The spatial designer translates his ideas into shape, space, materials, light. All these aspects have a direct link to the senses: sight, hearing, smell, taste, touch, balance. Some material can light or shine, but how does it feel, what sound does it makes, what are the properties of that material and what effects has it on people?
Materials and surfaces have a rich and complex language that evolves and changes over time. Stone speaks of her distant geological origins, its durability and inherent symbolism of durability, brick is reminiscent of earth and fire, gravity, and the timeless traditions of the building, bronze calls the extreme heat of manufacturing, the old processes of casting and passage of time as measured in the patina. Wood speaks of her two existences and time scales, his first life as a growing tree and the second as a human artifact by the caring hand of a carpenter or cabinetmaker.
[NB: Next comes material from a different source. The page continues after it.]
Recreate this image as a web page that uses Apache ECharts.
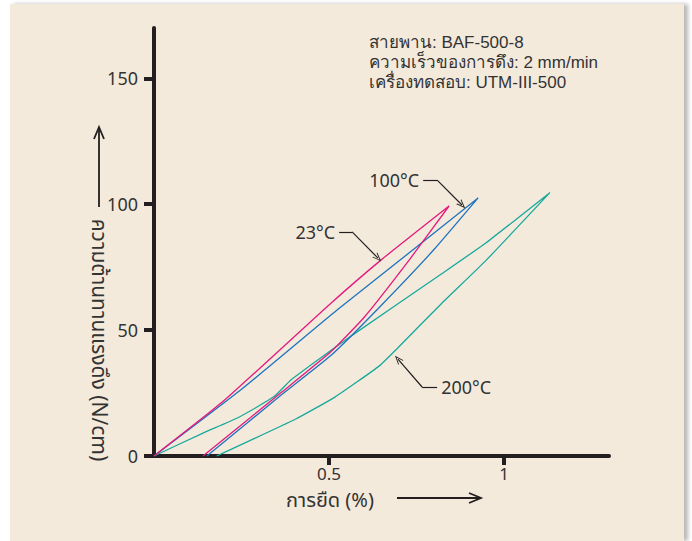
<!DOCTYPE html>
<html>
<head>
<meta charset="utf-8">
<script src="https://cdn.jsdelivr.net/npm/echarts@6/dist/echarts.min.js"></script>
<style>
  html, body { margin: 0; padding: 0; background: #fff; }
  #panel { position: absolute; left: 10px; top: 4px; width: 674px; height: 537px;
           background: #f4eadc; box-shadow: 4px 0 4px #b9b9b9; }
  #chart { position: absolute; left: 0; top: 0; width: 692px; height: 541px; }
</style>
</head>
<body>
<div id="panel"></div>
<div id="chart"></div>
<script>
// เส้นโค้งแรงดึง-การยืด (ขาขึ้น แล้วขาลง) ที่ 3 อุณหภูมิ
var strain23 = [0, 0.2, 0.5, 0.65, 0.843, 0.73, 0.6, 0.506, 0.366, 0.14];
var force23  = [0, 22, 60, 78, 99.3, 78, 55, 41.5, 25.5, 0];

var strain100 = [0, 0.25, 0.523, 0.75, 0.926, 0.8, 0.64, 0.506, 0.366, 0.151];
var force100  = [0, 26.5, 58, 83, 102.5, 82, 58.5, 40, 24.5, 0];

var strain200 = [0, 0.14, 0.241, 0.342, 0.392, 0.506, 0.569, 0.821, 0.948, 1.131,
                 0.948, 0.821, 0.695, 0.644, 0.518, 0.405, 0.179];
var force200  = [0, 9.1, 15.3, 23.5, 30.3, 42, 48.2, 72.3, 84.6, 104.6,
                 77.6, 60.5, 42.7, 35.8, 23.5, 14.7, 0];

var xTicks = [0.5, 1];
var yTicks = [0, 50, 100, 150];

// ป้ายชี้เส้น: [ข้อความ, จุดเริ่มเส้นนอน, จุดหักมุม, ปลายลูกศร]
var callouts = [
  ['100°C', [0.769, 109.6], [0.809, 109.6], [0.88, 99.7]],
  ['23°C',  [0.529, 89],    [0.566, 89],    [0.64, 78.6]],
  ['200°C', [0.809, 27.4],  [0.766, 27.4],  [0.697, 38.5]]
];

var infoLines = ['สายพาน: BAF-500-8', 'ความเร็วของการดึง: 2 mm/min', 'เครื่องทดสอบ: UTM-III-500'];

var ink = '#231f20';
var txt = '#333333';
var font = '"Noto Sans", "Noto Sans Thai", "DejaVu Sans", sans-serif';
var infoFont = '"Liberation Sans", sans-serif';

function zip(xs, ys) { return xs.map(function (x, i) { return [x, ys[i]]; }); }

var chevron = 'path://M5,0 L10,10 L8.6,10 L5,2.6 L1.4,10 L0,10 Z';

var leaderData = [];
callouts.forEach(function (c) {
  leaderData.push([
    { coord: c[1], symbol: 'none', label: { show: true, formatter: c[0], position: 'start' } },
    { coord: c[2], symbol: 'none' }
  ]);
  leaderData.push([
    { coord: c[2], symbol: 'none', label: { show: false } },
    { coord: c[3], symbol: chevron, symbolSize: [7, 9] }
  ]);
});

function curve(name, xs, ys, color) {
  return {
    name: name, type: 'line', data: zip(xs, ys), showSymbol: false, smooth: 0.15,
    lineStyle: { color: color, width: 1.3 }, silent: true, z: 3
  };
}

// ข้อความกำกับมุมขวาบน แยกเป็นบรรทัด
var infoGraphics = infoLines.map(function (s, i) {
  return {
    type: 'text', x: 369, y: 42 + i * 20,
    style: { text: s, font: '17px ' + infoFont, fill: txt, verticalAlign: 'middle' }
  };
});

var chart = echarts.init(document.getElementById('chart'), null, { renderer: 'svg' });
chart.setOption({
  animation: false,
  backgroundColor: 'transparent',
  textStyle: { fontFamily: font },
  grid: { left: 154, right: 83, top: 28, bottom: 85 },
  xAxis: {
    type: 'value', min: 0, max: 1.3,
    axisLine: { lineStyle: { color: ink, width: 4 } },
    axisTick: { show: true, customValues: xTicks, length: 9, lineStyle: { color: ink, width: 4 } },
    axisLabel: { customValues: xTicks, color: txt, fontSize: 17, margin: 9 },
    splitLine: { show: false }
  },
  yAxis: {
    type: 'value', min: 0, max: 170,
    axisLine: { show: true, lineStyle: { color: ink, width: 4 } },
    axisTick: { show: true, customValues: yTicks, length: 10, lineStyle: { color: ink, width: 4 } },
    axisLabel: { customValues: yTicks, color: txt, fontSize: 18, margin: 16 },
    splitLine: { show: false }
  },
  series: [
    curve('200°C', strain200, force200, '#17a99b'),
    curve('100°C', strain100, force100, '#1e73be'),
    curve('23°C', strain23, force23, '#e4197d'),
    {
      type: 'line', data: [], silent: true,
      markLine: {
        silent: true, animation: false, symbol: 'none',
        lineStyle: { color: ink, width: 1.2, type: 'solid' },
        label: { color: txt, fontSize: 18, fontFamily: font, distance: 4 },
        emphasis: { disabled: true },
        data: leaderData
      }
    }
  ],
  graphic: infoGraphics.concat([
    {
      type: 'text', x: 100, y: 340, rotation: -Math.PI / 2,
      style: { text: 'ความต้านทานแรงดึง (N/cm)', font: '21px ' + font, fill: txt,
               align: 'center', verticalAlign: 'middle' }
    },
    { type: 'line', shape: { x1: 99, y1: 207, x2: 99, y2: 128 }, style: { stroke: ink, lineWidth: 1.8 } },
    { type: 'polyline', shape: { points: [[94, 139], [99, 127], [104, 139]] },
      style: { stroke: ink, lineWidth: 1.8, fill: null } },
    {
      type: 'text', x: 330, y: 499,
      style: { text: 'การยืด (%)', font: '20px ' + font, fill: txt, align: 'center', verticalAlign: 'middle' }
    },
    { type: 'line', shape: { x1: 397, y1: 498, x2: 480, y2: 498 }, style: { stroke: ink, lineWidth: 1.8 } },
    { type: 'polyline', shape: { points: [[469, 493], [481, 498], [469, 503]] },
      style: { stroke: ink, lineWidth: 1.8, fill: null } }
  ])
});
</script>
</body>
</html>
But which is the most strongly developed sense of the spatial designer? The prevailing wisdom holds that it is the sense of sight, in order to create “a feast for the eyes”, that one moment that evokes an experience of transience, while haptic perception is more about the experience of a temporary succession of senses. And that is precisely the focus of this research: How can we help people to experience ‘space’ differently to our present fleeting perception?
We worked on the haptic perception by blocking the sight as the most dominant senses. We did many different experiments with ‘blind folded’ sessions to get a better insight in how the ‘other’ senses appear within the haptic experience. The aesthetics was in this study absolutely not an issue! This study is realized in cooperation with the students of the Rietveld Academie, department of ArchitecturalDesign.